ROANOKE TIMES Copyright (c) 1997, Roanoke Times DATE: Monday, January 6, 1997 TAG: 9701060104 SECTION: EDITORIAL PAGE: A-4 EDITION: METRO
WITH THE coming of the new year, a line-item budget veto for the president went into effect. Within 24 hours, its constitutionality was challenged in a lawsuit filed by six members of Congress.
While the suit is hardly frivolous, its outcome will have more effect on power balances in Washington than on the condition of the nation's finances. That's because, as a tool of fiscal control, the line-item veto is basically a sham. If anything, say some scholars, the likely effect over time will be to encourage rather than curb budgetary excess.
The new law does raise serious constitutional issues. The Constitution puts the power of the purse in congressional, not presidential, hands and requires that presidential vetoes be of whole bills, not parts of bills. Does the complicated procedure set up by the line-item law sufficiently sidestep constitutional provisions? And even assuming a current Congress can voluntarily alter its own rules to in effect establish a line-item veto, can future Congresses be made subject to such a constraint on constitutional powers?
If the answer to such questions turns out to be no, fret not.
In their 1994 book "Debt and Taxes," John H. Makin and Norman J. Ornstein of the American Enterprise Institute listed three devastating criticisms of the line-item veto. Time already has proved two correct, and given no reason to discount the third.
First, the deep deficit declines of recent years without benefit of line-item vetoes or balanced-budget amendments have shown that political will (assisted by an improved economy), and not structural gimmicks, is the key to fiscal responsibility. Second, entitlement programs like Social Security and Medicare are even more clearly today than in 1994 the areas where fiscal concern ought to be most intense, yet are outside the scope of line-item vetoes.
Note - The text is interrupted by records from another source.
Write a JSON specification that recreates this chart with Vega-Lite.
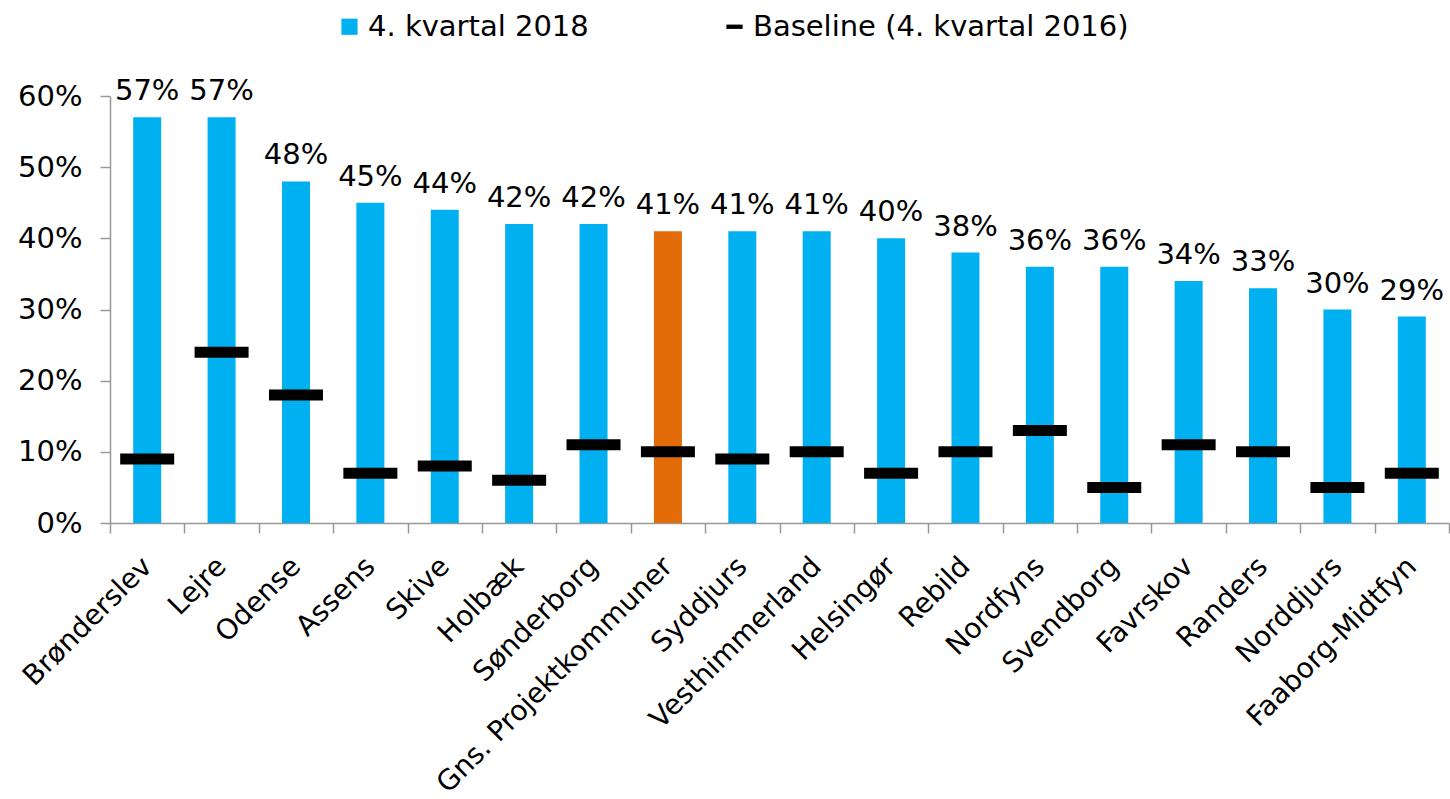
{
  "$schema": "https://vega.github.io/schema/vega-lite/v6.json",
  "width": 1339,
  "height": 427,
  "autosize": {"type": "none"},
  "padding": {"left": 110, "top": 96, "right": 1, "bottom": 276},
  "background": "white",
  "config": {
    "view": {"stroke": null},
    "font": "DejaVu Sans",
    "axis": {"labelFont": "DejaVu Sans", "labelColor": "black", "domainColor": "#999999", "tickColor": "#999999", "domainWidth": 1.5, "tickWidth": 1.5, "grid": false, "title": null}
  },
  "data": {
    "values": [
      {"kommune": "Brønderslev", "value": 0.57, "baseline": 0.09},
      {"kommune": "Lejre", "value": 0.57, "baseline": 0.24},
      {"kommune": "Odense", "value": 0.48, "baseline": 0.18},
      {"kommune": "Assens", "value": 0.45, "baseline": 0.07},
      {"kommune": "Skive", "value": 0.44, "baseline": 0.08},
      {"kommune": "Holbæk", "value": 0.42, "baseline": 0.06},
      {"kommune": "Sønderborg", "value": 0.42, "baseline": 0.11},
      {"kommune": "Gns. Projektkommuner", "value": 0.41, "baseline": 0.10},
      {"kommune": "Syddjurs", "value": 0.41, "baseline": 0.09},
      {"kommune": "Vesthimmerland", "value": 0.41, "baseline": 0.10},
      {"kommune": "Helsingør", "value": 0.40, "baseline": 0.07},
      {"kommune": "Rebild", "value": 0.38, "baseline": 0.10},
      {"kommune": "Nordfyns", "value": 0.36, "baseline": 0.13},
      {"kommune": "Svendborg", "value": 0.36, "baseline": 0.05},
      {"kommune": "Favrskov", "value": 0.34, "baseline": 0.11},
      {"kommune": "Randers", "value": 0.33, "baseline": 0.10},
      {"kommune": "Norddjurs", "value": 0.30, "baseline": 0.05},
      {"kommune": "Faaborg-Midtfyn", "value": 0.29, "baseline": 0.07}
    ]
  },
  "encoding": {
    "x": {
      "field": "kommune",
      "type": "nominal",
      "sort": null,
      "scale": {"paddingInner": 0, "paddingOuter": 0},
      "axis": {
        "labelAngle": -45,
        "labelAlign": "right",
        "labelBaseline": "middle",
        "labelFontSize": 28,
        "labelPadding": 29,
        "tickSize": 10,
        "tickBand": "extent",
        "labelLimit": 0,
        "labelOverlap": false
      }
    }
  },
  "layer": [
    {
      "mark": {"type": "bar", "size": 28},
      "encoding": {
        "y": {
          "field": "value",
          "type": "quantitative",
          "scale": {"domain": [0, 0.6]},
          "axis": {"values": [0, 0.1, 0.2, 0.3, 0.4, 0.5, 0.6], "format": ".0%", "labelFontSize": 29, "tickSize": 10, "labelPadding": 18}
        },
        "color": {
          "datum": "4. kvartal 2018",
          "condition": {"test": "datum.kommune === 'Gns. Projektkommuner'", "value": "#E36C09"},
          "scale": {"domain": ["4. kvartal 2018", "Baseline (4. kvartal 2016)"], "range": ["#00B0F0", "#000000"]},
          "legend": {
            "title": null,
            "orient": "none",
            "direction": "horizontal",
            "legendX": 225,
            "legendY": -84,
            "labelFontSize": 29,
            "labelFont": "DejaVu Sans",
            "labelColor": "black",
            "labelOffset": 4,
            "columnPadding": 131,
            "symbolSize": 324,
            "symbolOpacity": 1,
            "symbolStrokeWidth": 0,
            "labelLimit": 0,
            "encode": {
              "symbols": {
                "update": {
                  "shape": {"signal": "datum.value === 'Baseline (4. kvartal 2016)' ? 'M-0.9,-0.24H0.9V0.24H-0.9Z' : 'M-0.9,-0.9H0.9V0.9H-0.9Z'"},
                  "strokeWidth": {"value": 0}
                }
              }
            }
          }
        }
      }
    },
    {
      "mark": {"type": "tick", "size": 54, "thickness": 11, "opacity": 1},
      "encoding": {
        "y": {"field": "baseline", "type": "quantitative"},
        "color": {"datum": "Baseline (4. kvartal 2016)"}
      }
    },
    {
      "mark": {"type": "text", "baseline": "alphabetic", "dy": -17, "fontSize": 29, "color": "black"},
      "encoding": {
        "y": {"field": "value", "type": "quantitative"},
        "text": {"field": "value", "type": "quantitative", "format": ".0%"}
      }
    }
  ]
}
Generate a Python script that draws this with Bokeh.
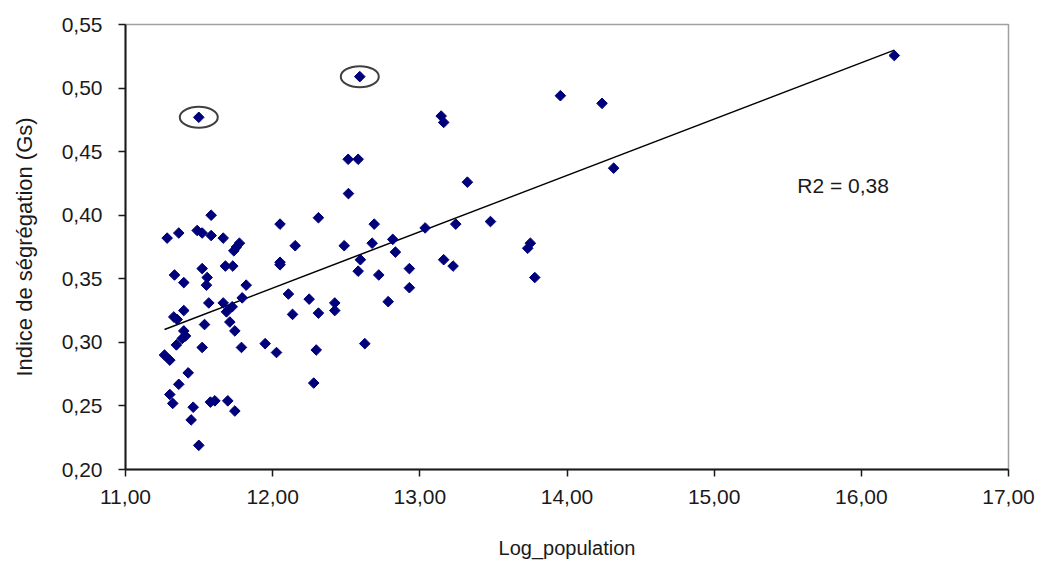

Makin-Ornstein criticism No. 3? Historically in Western democracies, the executive branch (whose powers are increased by the line-item veto) tends to be the promoter of big-government centralization, and the legislative branch (whose powers are weakened) to be the resister. With this in mind, they offered a couple of examples of how the line-item veto might have worked in the not-so-distant past.
In 1984, Republican President Ronald Reagan wanted more MX missiles than Congress was willing to fund. Had he had a line-item veto, he could have threatened to nix pet projects of MX-opposing congressmen. Net effect: more spending on the MX and retention of the congressional pets. In 1993, you change the details, from Reagan to Democratic President Clinton and from the MX to Clinton's proposed economic-stimulus package, but the dynamic is the same.
On this point, the final verdict may still be out. But those might-have-beens powerfully suggest a what-will-be.